>> START Records for the exercise

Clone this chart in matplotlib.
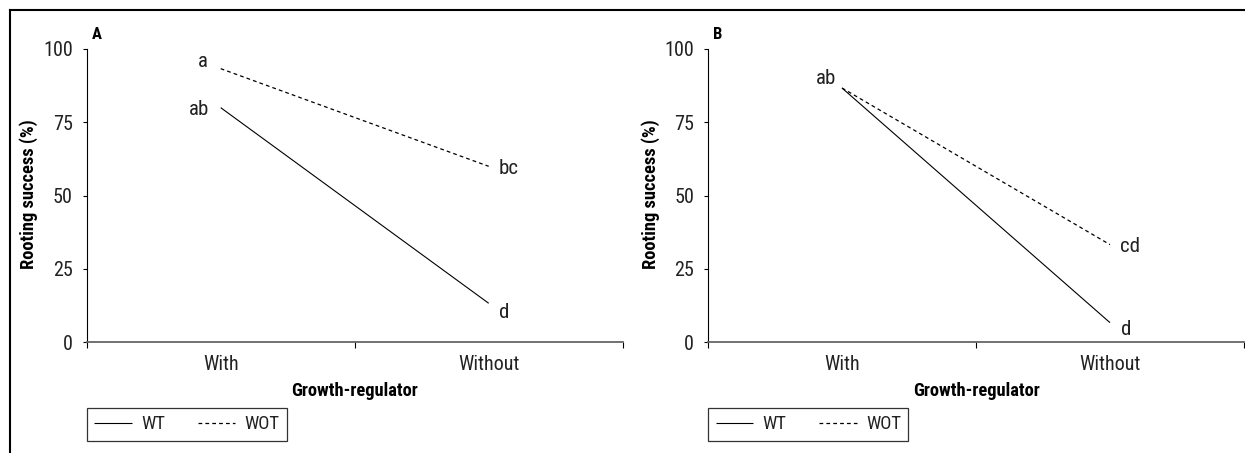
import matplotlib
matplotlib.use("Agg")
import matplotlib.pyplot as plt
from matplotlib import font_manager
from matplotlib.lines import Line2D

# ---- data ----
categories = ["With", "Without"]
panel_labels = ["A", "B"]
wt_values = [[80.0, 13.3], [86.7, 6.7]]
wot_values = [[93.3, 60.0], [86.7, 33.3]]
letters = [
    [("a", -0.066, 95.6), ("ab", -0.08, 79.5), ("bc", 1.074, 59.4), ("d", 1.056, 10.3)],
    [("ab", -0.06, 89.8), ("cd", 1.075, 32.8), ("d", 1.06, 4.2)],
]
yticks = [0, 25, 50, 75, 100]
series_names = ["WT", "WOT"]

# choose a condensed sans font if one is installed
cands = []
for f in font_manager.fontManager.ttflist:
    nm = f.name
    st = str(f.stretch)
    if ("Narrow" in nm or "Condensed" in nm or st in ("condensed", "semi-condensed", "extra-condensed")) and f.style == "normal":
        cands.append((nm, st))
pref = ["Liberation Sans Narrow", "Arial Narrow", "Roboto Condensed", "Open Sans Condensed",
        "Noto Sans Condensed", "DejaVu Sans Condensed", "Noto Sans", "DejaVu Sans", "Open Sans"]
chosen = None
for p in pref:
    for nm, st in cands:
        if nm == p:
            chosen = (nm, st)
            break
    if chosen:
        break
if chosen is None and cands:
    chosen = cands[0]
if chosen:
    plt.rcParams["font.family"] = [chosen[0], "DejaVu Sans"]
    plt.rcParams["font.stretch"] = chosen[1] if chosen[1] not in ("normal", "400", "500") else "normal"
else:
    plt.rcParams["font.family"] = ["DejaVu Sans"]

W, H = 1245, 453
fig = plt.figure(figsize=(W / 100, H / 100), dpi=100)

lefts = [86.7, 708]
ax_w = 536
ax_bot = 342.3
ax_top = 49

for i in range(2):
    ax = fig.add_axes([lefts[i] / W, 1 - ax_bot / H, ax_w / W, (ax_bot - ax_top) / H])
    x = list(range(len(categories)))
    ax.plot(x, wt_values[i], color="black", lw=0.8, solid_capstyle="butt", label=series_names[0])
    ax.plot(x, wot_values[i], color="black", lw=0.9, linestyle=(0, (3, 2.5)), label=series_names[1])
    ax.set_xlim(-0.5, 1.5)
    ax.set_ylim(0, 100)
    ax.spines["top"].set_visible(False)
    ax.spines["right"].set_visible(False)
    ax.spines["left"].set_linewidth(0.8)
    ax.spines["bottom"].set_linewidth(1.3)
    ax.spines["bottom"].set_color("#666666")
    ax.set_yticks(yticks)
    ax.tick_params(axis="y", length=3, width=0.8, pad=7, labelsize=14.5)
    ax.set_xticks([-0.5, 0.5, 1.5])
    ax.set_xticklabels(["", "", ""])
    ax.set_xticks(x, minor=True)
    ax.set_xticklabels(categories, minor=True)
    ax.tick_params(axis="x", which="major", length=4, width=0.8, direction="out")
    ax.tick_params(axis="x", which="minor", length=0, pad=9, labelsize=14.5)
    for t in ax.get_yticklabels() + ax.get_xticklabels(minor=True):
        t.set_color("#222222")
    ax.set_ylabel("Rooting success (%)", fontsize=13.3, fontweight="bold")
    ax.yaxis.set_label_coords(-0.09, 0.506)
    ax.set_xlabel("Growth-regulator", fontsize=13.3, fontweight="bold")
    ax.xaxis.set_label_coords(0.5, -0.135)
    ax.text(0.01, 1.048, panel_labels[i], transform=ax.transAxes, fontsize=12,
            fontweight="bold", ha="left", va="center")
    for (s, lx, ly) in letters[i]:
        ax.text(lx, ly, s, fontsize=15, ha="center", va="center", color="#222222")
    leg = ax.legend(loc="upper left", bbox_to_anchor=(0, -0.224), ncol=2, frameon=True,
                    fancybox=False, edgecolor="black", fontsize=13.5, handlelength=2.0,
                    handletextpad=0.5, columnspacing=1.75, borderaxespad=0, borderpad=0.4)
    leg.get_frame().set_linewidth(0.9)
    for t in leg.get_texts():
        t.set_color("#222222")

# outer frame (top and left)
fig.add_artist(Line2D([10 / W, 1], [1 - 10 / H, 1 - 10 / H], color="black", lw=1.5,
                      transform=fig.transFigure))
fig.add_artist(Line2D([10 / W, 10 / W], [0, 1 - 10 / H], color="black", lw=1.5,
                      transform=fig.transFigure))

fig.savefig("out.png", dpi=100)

>> END Records for the exercise
>> START Records for the exercise

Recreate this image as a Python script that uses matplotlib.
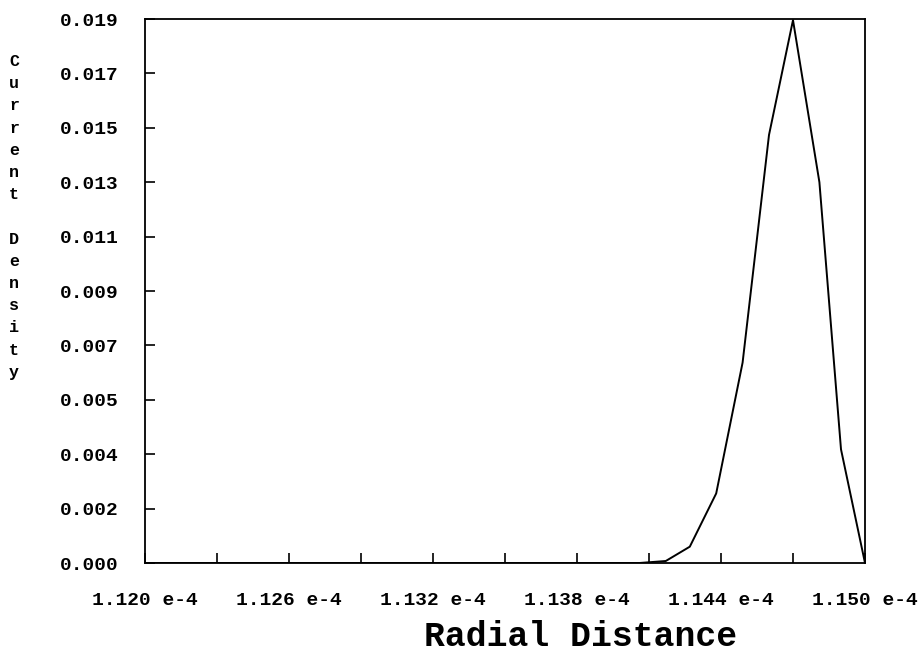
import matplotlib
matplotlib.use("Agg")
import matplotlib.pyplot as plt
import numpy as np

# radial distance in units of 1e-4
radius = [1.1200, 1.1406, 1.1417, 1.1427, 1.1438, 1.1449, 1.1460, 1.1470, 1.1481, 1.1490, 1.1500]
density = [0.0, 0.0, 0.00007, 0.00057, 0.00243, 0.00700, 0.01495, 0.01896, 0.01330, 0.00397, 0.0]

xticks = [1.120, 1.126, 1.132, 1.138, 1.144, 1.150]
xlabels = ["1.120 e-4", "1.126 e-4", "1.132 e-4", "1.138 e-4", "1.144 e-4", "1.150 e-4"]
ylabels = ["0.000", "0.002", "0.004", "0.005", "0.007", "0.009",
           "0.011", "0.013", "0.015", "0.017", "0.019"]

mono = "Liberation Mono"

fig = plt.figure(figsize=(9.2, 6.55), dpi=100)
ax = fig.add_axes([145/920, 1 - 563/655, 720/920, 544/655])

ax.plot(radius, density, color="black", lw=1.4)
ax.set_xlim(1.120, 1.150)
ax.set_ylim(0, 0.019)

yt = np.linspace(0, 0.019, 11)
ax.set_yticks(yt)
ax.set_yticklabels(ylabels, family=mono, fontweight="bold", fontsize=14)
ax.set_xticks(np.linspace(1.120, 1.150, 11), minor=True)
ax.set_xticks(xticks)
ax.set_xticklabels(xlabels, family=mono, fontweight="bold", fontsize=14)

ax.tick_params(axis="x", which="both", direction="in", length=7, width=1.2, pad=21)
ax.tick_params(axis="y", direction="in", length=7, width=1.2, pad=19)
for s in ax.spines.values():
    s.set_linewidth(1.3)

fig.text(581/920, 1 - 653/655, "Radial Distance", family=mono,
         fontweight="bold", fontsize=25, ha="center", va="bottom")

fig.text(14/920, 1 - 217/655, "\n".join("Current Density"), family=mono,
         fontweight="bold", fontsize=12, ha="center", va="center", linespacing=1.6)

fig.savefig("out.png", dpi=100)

>> END Records for the exercise

_Written problem_
Transcribe only the lines from the line holding "Clone this chart in matplotlib." through the line holding "from matplotlib.lines import Line2D", inclusive, without any of the pictures.

_Finished answer_
Clone this chart in matplotlib.
import matplotlib
matplotlib.use("Agg")
import matplotlib.pyplot as plt
from matplotlib import font_manager
from matplotlib.lines import Line2D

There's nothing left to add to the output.